监管者将他抱了起来,正常人大小的右手捧着他的后背,满是利刃的左手则是改用手腕托着他的小腿。
而艾伯的一只手放在肚子上,一只手垂落在一旁,整个人就这么蜷在监管者的怀里,看起来格外亲密。
他因为和梦里几乎一样的抱法愣了一下,随即心中涌起了强烈的排斥感开始拼命挣扎起来。
正在走向小屋子的监管者被挣扎的带歪了几次方向也不在意,仍旧哼着柔和的曲子,看起来心情不错。
但挣扎的次数多了后,监管者脚步不停,却微微的低头看着艾伯。
他这才注意到监管者的面具歪了,露出一部分下巴。
……简直一模一样。
艾伯的的嘴下意识张了张,脑中思索着该怎么问。
监管者这时低下头,微硬的面具压在艾伯蓬松柔软的头发上,薄唇吻上他的头发,带来轻微的痒意。
“乖一点。
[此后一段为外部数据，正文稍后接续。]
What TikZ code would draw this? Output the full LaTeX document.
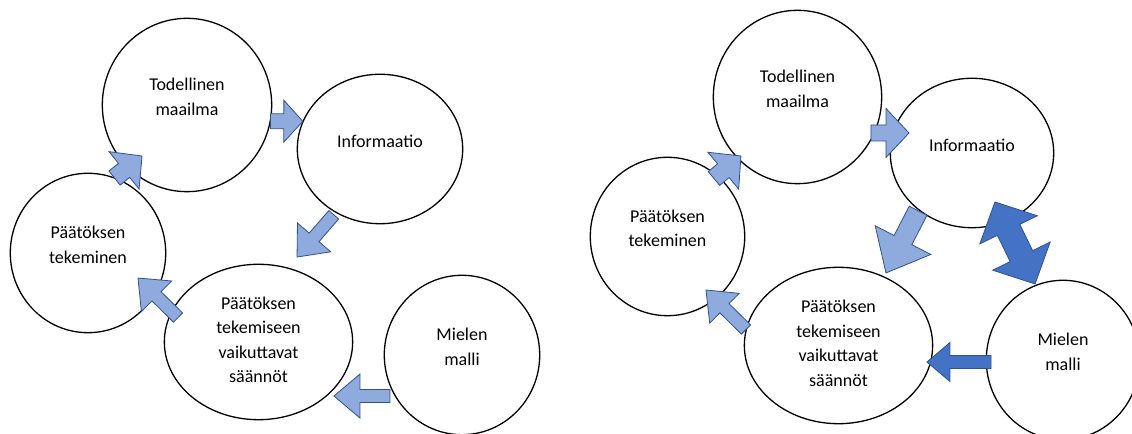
\documentclass[tikz,border=0pt]{standalone}
\usepackage{fontspec}
\setmainfont{Carlito}
\usepackage{tikz}
\usetikzlibrary{shapes.geometric,calc}

\definecolor{lightblue}{RGB}{143,170,220}
\definecolor{darkblue}{RGB}{68,114,196}
\definecolor{edgeblue}{RGB}{47,82,143}

\newcommand\blockarr[6]{%
  \coordinate (hb) at ($(#3)!#6bp!(#2)$);
  \filldraw[#1] ($(#2)!#4bp!90:(#3)$) -- ($(hb)!#4bp!90:(#3)$) -- ($(hb)!#5bp!90:(#3)$) -- (#3)
    -- ($(hb)!#5bp!-90:(#3)$) -- ($(hb)!#4bp!-90:(#3)$) -- ($(#2)!#4bp!-90:(#3)$) -- cycle;}
\newcommand\dblockarr[6]{%
  \coordinate (hb) at ($(#3)!#6bp!(#2)$);
  \coordinate (ha) at ($(#2)!#6bp!(#3)$);
  \filldraw[#1] ($(ha)!#4bp!90:(#3)$) -- ($(hb)!#4bp!90:(#3)$) -- ($(hb)!#5bp!90:(#3)$) -- (#3)
    -- ($(hb)!#5bp!-90:(#3)$) -- ($(hb)!#4bp!-90:(#3)$) -- ($(ha)!#4bp!-90:(#3)$)
    -- ($(ha)!#5bp!-90:(#3)$) -- (#2) -- ($(ha)!#5bp!90:(#3)$) -- cycle;}

\begin{document}
\begin{tikzpicture}[x=1bp,y=1bp]
		\tikzstyle{circ}=[draw,ellipse,fill=white,line width=1.3bp,inner sep=0pt,align=center,text depth=16bp,font=\fontsize{18bp}{24.5bp}\selectfont]
		\tikzstyle{light}=[fill=lightblue,draw=edgeblue,line width=0.8bp]
		\tikzstyle{dark}=[fill=darkblue,draw=edgeblue,line width=0.8bp]
		\useasboundingbox (0,0) rectangle (1132,434);
		\node[circ,minimum width=170,minimum height=174] (todL) at (187,329) {Todellinen\\maailma};
		\node[circ,minimum width=166,minimum height=150] (infoL) at (380,285) {Informaatio};
		\node[circ,minimum width=156,minimum height=160] (paatL) at (88,181) {Päätöksen\\tekeminen};
		\node[circ,minimum width=189,minimum height=156,text depth=4bp] (saanL) at (258.5,92) {Päätöksen\\tekemiseen\\vaikuttavat\\säännöt};
		\node[circ,minimum width=156,minimum height=160] (mielL) at (462,79) {Mielen\\malli};
		\node[circ,minimum width=169,minimum height=174] (todR) at (797.5,337) {Todellinen\\maailma};
		\node[circ,minimum width=164,minimum height=150] (infoR) at (972,281) {Informaatio};
		\node[circ,minimum width=155,minimum height=159] (paatR) at (667.5,197.5) {Päätöksen\\tekeminen};
		\node[circ,minimum width=189,minimum height=157,text depth=4bp] (saanR) at (838.5,88.5) {Päätöksen\\tekemiseen\\vaikuttavat\\säännöt};
		\node[circ,minimum width=154,minimum height=160] (mielR) at (1063,74) {Mielen\\malli};
		\coordinate (l1a) at ($(todL)+(-11:85)$);
		\coordinate (l1b) at ($(infoL)+(160.3:82)$);
		\coordinate (l2a) at ($(paatL)+(70.5:79.5)$);
		\coordinate (l2b) at ($(todL)+(228.6:68)$);
		\coordinate (l3a) at ($(infoL)+(234.9:80.4)$);
		\coordinate (l3b) at ($(saanL)+(65.6:93.3)$);
		\coordinate (l4a) at ($(saanL)+(163.1:84.1)$);
		\coordinate (l4b) at ($(paatL)+(-26.6:55.9)$);
		\coordinate (l5a) at ($(mielL)+(209.7:82.9)$);
		\coordinate (l5b) at ($(saanL)+(-35.6:92.8)$);
		\coordinate (r1a) at ($(todR)+(-26.1:81.8)$);
		\coordinate (r1b) at ($(infoR)+(162.4:66.1)$);
		\coordinate (r2a) at ($(paatR)+(51.3:74.3)$);
		\coordinate (r2b) at ($(todR)+(226.2:81.7)$);
		\coordinate (r3a) at ($(infoR)+(227:79)$);
		\coordinate (r3b) at ($(saanR)+(56.8:86.7)$);
		\coordinate (r4a) at ($(saanR)+(170.2:93.9)$);
		\coordinate (r4b) at ($(paatR)+(-54.3:65.9)$);
		\coordinate (r5a) at ($(mielR)+(181.6:72)$);
		\coordinate (r5b) at ($(saanR)+(-10.6:90)$);
		\coordinate (r6a) at ($(infoR)+(-64.9:54.1)$);
		\coordinate (r6b) at ($(mielR)+(110.2:81)$);
		\blockarr{light}{l1a}{l1b}{7.5}{21}{19}
		\blockarr{light}{l2a}{l2b}{9}{24}{23}
		\blockarr{light}{l3a}{l3b}{6.5}{22}{26}
		\blockarr{light}{l4a}{l4b}{6.5}{21.5}{26}
		\blockarr{light}{l5a}{l5b}{6.5}{22}{26}
		\blockarr{light}{r1a}{r1b}{8}{24.5}{23}
		\blockarr{light}{r2a}{r2b}{9}{24}{23}
		\blockarr{light}{r3a}{r3b}{10}{31.3}{37}
		\blockarr{light}{r4a}{r4b}{6.5}{21}{26}
		\blockarr{dark}{r5a}{r5b}{6.5}{19.5}{23}
		\dblockarr{dark}{r6a}{r6b}{12.5}{32}{31}
\end{tikzpicture}
\end{document}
”监管者暗哑的声音带着难言的性感,让艾伯面上一红,挣扎的更厉害了。
监管者挑了挑眉,空闲的左手难耐的动了动,带来刀刃相撞的脆响。
他转身走进了小屋子,紧挨着门的就是地下室的入口,艾伯意识到了什么,瞪大了眼睛。
像是知道他心里想着什么,监管者蹭了蹭他的脸颊,亲昵的低笑“地下室很适合我们独处,对吧,亲、爱、的。”
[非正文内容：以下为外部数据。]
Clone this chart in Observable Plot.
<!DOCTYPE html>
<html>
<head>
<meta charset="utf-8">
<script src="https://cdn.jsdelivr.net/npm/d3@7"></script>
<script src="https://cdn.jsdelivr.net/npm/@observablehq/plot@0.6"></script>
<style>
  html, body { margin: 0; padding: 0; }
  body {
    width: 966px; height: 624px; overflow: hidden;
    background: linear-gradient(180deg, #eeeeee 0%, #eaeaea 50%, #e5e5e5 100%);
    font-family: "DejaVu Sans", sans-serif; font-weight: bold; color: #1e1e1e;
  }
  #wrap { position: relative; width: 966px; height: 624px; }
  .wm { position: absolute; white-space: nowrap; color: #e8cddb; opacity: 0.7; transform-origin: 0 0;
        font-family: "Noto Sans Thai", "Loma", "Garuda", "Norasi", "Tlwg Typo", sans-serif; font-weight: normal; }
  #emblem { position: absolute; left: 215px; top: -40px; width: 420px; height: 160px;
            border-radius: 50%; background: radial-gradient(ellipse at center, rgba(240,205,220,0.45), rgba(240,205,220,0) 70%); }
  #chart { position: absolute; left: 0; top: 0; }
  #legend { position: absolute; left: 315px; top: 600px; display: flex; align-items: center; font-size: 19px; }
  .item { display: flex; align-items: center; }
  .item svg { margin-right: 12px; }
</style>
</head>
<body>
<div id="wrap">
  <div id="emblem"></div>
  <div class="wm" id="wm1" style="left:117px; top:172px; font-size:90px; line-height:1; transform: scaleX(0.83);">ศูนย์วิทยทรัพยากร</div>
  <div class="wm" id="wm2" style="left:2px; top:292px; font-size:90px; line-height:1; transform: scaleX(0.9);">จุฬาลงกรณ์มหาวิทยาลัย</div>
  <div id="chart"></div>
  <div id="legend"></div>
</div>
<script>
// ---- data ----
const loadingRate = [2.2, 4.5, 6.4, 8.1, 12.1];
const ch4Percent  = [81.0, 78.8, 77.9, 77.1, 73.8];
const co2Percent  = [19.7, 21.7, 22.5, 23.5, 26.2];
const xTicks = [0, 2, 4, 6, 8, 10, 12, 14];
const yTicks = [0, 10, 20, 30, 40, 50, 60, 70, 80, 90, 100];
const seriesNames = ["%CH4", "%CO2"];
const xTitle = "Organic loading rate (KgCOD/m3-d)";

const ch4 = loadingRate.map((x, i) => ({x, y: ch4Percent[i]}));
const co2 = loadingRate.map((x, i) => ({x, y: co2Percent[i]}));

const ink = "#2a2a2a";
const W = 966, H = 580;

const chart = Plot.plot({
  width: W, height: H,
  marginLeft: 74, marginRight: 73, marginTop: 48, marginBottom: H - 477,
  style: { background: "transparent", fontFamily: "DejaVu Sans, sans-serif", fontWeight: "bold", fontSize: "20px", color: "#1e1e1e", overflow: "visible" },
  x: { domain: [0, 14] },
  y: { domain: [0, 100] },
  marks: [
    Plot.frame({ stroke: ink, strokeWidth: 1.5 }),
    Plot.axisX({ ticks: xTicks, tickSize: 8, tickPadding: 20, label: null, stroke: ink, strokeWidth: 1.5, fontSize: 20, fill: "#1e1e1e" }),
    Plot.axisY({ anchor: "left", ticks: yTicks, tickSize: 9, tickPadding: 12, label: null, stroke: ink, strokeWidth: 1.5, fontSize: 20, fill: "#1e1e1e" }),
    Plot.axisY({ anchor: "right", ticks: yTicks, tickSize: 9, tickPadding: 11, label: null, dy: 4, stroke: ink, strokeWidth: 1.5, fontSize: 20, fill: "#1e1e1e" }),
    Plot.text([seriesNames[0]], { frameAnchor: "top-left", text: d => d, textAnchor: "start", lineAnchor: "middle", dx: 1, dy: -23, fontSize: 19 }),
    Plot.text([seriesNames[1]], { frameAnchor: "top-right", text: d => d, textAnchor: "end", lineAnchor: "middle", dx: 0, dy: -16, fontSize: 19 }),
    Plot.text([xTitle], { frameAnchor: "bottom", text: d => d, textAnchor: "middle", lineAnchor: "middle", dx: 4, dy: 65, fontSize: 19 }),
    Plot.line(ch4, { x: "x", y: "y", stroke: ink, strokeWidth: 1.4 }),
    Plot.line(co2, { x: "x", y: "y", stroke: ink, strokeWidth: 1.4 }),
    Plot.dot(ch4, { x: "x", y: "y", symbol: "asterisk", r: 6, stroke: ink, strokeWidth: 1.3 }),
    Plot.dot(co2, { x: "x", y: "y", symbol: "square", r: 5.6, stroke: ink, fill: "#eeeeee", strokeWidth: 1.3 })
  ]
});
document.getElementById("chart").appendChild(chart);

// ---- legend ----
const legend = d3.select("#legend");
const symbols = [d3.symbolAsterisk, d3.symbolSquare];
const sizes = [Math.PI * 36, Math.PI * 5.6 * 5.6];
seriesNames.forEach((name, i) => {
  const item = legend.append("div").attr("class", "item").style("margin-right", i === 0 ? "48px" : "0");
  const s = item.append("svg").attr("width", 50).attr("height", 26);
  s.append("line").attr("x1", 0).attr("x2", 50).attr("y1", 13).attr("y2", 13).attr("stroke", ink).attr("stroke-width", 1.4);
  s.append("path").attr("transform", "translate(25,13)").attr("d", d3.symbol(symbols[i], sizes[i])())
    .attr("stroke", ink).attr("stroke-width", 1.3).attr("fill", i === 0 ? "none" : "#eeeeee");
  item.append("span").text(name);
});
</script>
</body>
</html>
微热的气息在说话间轻轻拍打在艾伯的脸上,这种连呼吸的空气都交缠在一起的亲近感让他有些无所适从。
监管者在这时脚步一迈,艾伯只觉得有一种坠空感,下意识揪紧了监管者的衬衫。
下一秒就看他们平稳的落到了地下室楼梯和楼梯之间的缓台上。
监管者垂头看着艾伯像触电一般松开的手,嘴角勾了一下,没有笑出声。
他抱着艾伯踏着下面的楼梯走进了地下室。
这里的地下室和艾伯在圣心医院进去的地下室几乎一样,只是狂欢之椅从五个变成了四个。
楼梯这侧墙壁下的狂欢之椅消失了,只有那个长条的白色包裹挂在那里,看着有些渗人。
监管者抱着他顿了一下,似乎在迟疑把艾伯放到哪把椅子上。
随后他动了起来,脚踩在黑色///网格栅上发出声响。
他走到三把狂欢之椅正对面的那把前,左手的手指微曲,纤长的利刃勾起了带刺的荆条。
监管者把艾伯放进了狂欢之椅,全程没有让艾伯碰到荆条。
又用右手按住艾伯的身体防止他挣扎,左手慢慢张开,利刃勾着的荆条就这么缓缓的弹了回去。
最终压在艾伯的身上时已经完全没有了杀伤力,荆条上的利刺只是微微扎在衣服上,不像以往那样每次都要扎出一身的血洞。
监管者这才站直身体,正了正面具,那双漆黑的眼中红意缭绕,看起来有些邪异。
看着因为正了面具而露出遗憾神色的艾伯,他挑了挑眉“那三把椅子离火推太近了,所以选了这把,亲爱的觉得怎么样?”
“……”不怎么样,坐哪把椅子都是死,这监管者……可能有病。
艾伯忍不住开始怀疑,自己看错了吧,这应该只是个喜欢动手动脚的监管者,和他梦里那个笑的温柔的不是一个人。
就在他走神时,监管者突然凑近到他面前,“亲爱的在想什么?”
艾伯看着面前因为背着光所以整个人被阴影笼罩的监管者,定了定神,“没什么。”
“是吗?”监管者的右手抚上艾伯柔软的头发,细长的指尖插在头发里梳理了两下,然后轻轻揉了揉他的脑袋。
“……”如果监管者真的不是他梦里的那个人,现在这种亲昵的行为让艾伯开始产生一种厌恶感。
他的双手默默握紧,准备马上摆脱监管者的手掌。
挣扎就算无法离开椅子,也可以打到凑的这么近的监管者。
好,就现在!
艾伯刚要抬起手,监管者就像预示到一般,放下手按住了他。
监管者又凑近一些,在艾伯有些抗拒的神情中,蹭了蹭艾伯鼻尖。
他的语气好似情人般低喃着抱怨“我和亲爱的明明是恋人,不要总是这么抗拒我。”